>> BEGIN DATA EXCERPT
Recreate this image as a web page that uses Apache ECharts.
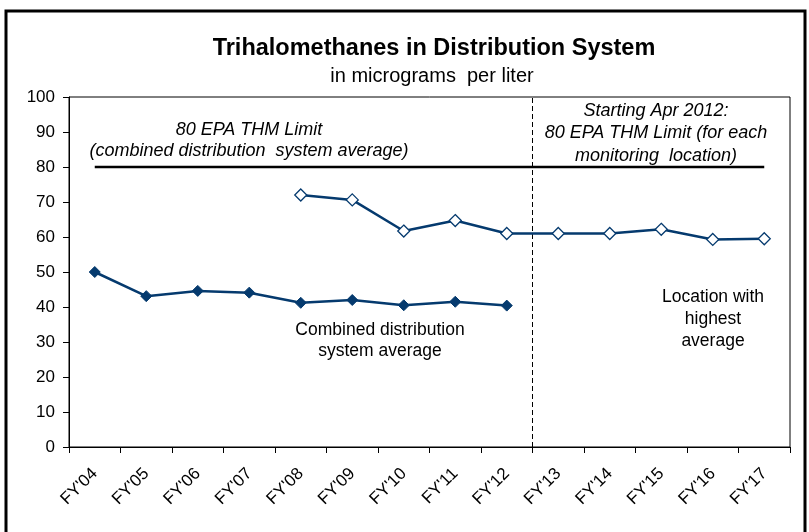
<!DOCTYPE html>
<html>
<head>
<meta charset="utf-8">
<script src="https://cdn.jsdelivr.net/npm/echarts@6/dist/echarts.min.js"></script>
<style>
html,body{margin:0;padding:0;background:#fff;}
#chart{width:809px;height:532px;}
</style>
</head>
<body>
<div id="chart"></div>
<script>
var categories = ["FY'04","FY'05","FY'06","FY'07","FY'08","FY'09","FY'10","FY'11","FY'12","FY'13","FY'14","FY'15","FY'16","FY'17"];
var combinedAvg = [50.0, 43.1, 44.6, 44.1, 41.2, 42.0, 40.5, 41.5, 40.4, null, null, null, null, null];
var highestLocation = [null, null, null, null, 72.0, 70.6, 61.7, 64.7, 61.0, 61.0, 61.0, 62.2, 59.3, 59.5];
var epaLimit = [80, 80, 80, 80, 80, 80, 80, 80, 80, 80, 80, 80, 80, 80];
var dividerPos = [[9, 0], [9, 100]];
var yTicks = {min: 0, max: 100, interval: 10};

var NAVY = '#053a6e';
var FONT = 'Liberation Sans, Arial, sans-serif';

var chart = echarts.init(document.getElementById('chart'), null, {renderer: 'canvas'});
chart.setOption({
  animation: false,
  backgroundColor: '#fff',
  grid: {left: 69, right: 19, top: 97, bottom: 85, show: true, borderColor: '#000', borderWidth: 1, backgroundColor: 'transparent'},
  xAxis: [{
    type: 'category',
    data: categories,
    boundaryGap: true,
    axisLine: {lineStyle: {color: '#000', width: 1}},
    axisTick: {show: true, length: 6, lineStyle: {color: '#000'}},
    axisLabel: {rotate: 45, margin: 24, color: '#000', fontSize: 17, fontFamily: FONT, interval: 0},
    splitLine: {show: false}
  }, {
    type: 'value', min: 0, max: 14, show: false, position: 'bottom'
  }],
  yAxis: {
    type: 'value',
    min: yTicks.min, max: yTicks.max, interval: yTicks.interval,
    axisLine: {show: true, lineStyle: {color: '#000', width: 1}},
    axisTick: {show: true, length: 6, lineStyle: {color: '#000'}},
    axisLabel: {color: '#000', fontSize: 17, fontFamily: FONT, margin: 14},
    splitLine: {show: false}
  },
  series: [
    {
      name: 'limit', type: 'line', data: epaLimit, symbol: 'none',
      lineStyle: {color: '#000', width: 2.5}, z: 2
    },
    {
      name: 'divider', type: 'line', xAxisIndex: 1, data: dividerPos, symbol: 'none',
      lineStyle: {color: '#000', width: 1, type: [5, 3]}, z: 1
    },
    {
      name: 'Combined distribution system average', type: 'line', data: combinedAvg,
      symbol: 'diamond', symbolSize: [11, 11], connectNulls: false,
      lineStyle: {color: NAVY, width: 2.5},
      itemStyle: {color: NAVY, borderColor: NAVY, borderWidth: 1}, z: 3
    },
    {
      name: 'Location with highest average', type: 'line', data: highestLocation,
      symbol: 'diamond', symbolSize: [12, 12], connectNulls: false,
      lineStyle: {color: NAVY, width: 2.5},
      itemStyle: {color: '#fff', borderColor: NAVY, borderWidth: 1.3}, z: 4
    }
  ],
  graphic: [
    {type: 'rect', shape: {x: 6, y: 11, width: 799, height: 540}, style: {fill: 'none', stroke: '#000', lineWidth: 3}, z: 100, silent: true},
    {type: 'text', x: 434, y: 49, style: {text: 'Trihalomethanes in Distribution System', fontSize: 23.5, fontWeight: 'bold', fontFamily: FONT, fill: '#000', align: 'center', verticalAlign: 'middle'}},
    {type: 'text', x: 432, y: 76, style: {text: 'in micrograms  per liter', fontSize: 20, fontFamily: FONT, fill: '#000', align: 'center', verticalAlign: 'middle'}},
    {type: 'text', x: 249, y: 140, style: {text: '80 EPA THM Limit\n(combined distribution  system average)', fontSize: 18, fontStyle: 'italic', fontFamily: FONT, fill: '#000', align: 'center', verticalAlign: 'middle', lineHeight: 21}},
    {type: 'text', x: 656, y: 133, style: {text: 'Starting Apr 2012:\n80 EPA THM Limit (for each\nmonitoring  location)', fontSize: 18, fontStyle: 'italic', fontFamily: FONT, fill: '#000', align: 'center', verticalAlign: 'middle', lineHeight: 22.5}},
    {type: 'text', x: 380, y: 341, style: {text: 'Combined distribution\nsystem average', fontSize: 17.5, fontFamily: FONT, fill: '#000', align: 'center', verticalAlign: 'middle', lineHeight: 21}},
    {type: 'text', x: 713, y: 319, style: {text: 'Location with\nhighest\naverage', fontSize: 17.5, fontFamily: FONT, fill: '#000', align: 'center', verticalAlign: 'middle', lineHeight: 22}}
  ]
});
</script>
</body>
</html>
>> END DATA EXCERPT
■ **TASK OBJECTIVE**
Repeat the lines above, starting at the first and stopping after the line that holds "var FONT = 'Liberation", with the pictures left out.

■ **EXERCISE RESPONSE**
Recreate this image as a web page that uses Apache ECharts.
<!DOCTYPE html>
<html>
<head>
<meta charset="utf-8">
<script src="https://cdn.jsdelivr.net/npm/echarts@6/dist/echarts.min.js"></script>
<style>
html,body{margin:0;padding:0;background:#fff;}
#chart{width:809px;height:532px;}
</style>
</head>
<body>
<div id="chart"></div>
<script>
var categories = ["FY'04","FY'05","FY'06","FY'07","FY'08","FY'09","FY'10","FY'11","FY'12","FY'13","FY'14","FY'15","FY'16","FY'17"];
var combinedAvg = [50.0, 43.1, 44.6, 44.1, 41.2, 42.0, 40.5, 41.5, 40.4, null, null, null, null, null];
var highestLocation = [null, null, null, null, 72.0, 70.6, 61.7, 64.7, 61.0, 61.0, 61.0, 62.2, 59.3, 59.5];
var epaLimit = [80, 80, 80, 80, 80, 80, 80, 80, 80, 80, 80, 80, 80, 80];
var dividerPos = [[9, 0], [9, 100]];
var yTicks = {min: 0, max: 100, interval: 10};

var NAVY = '#053a6e';
var FONT = 'Liberation Sans, Arial, sans-serif';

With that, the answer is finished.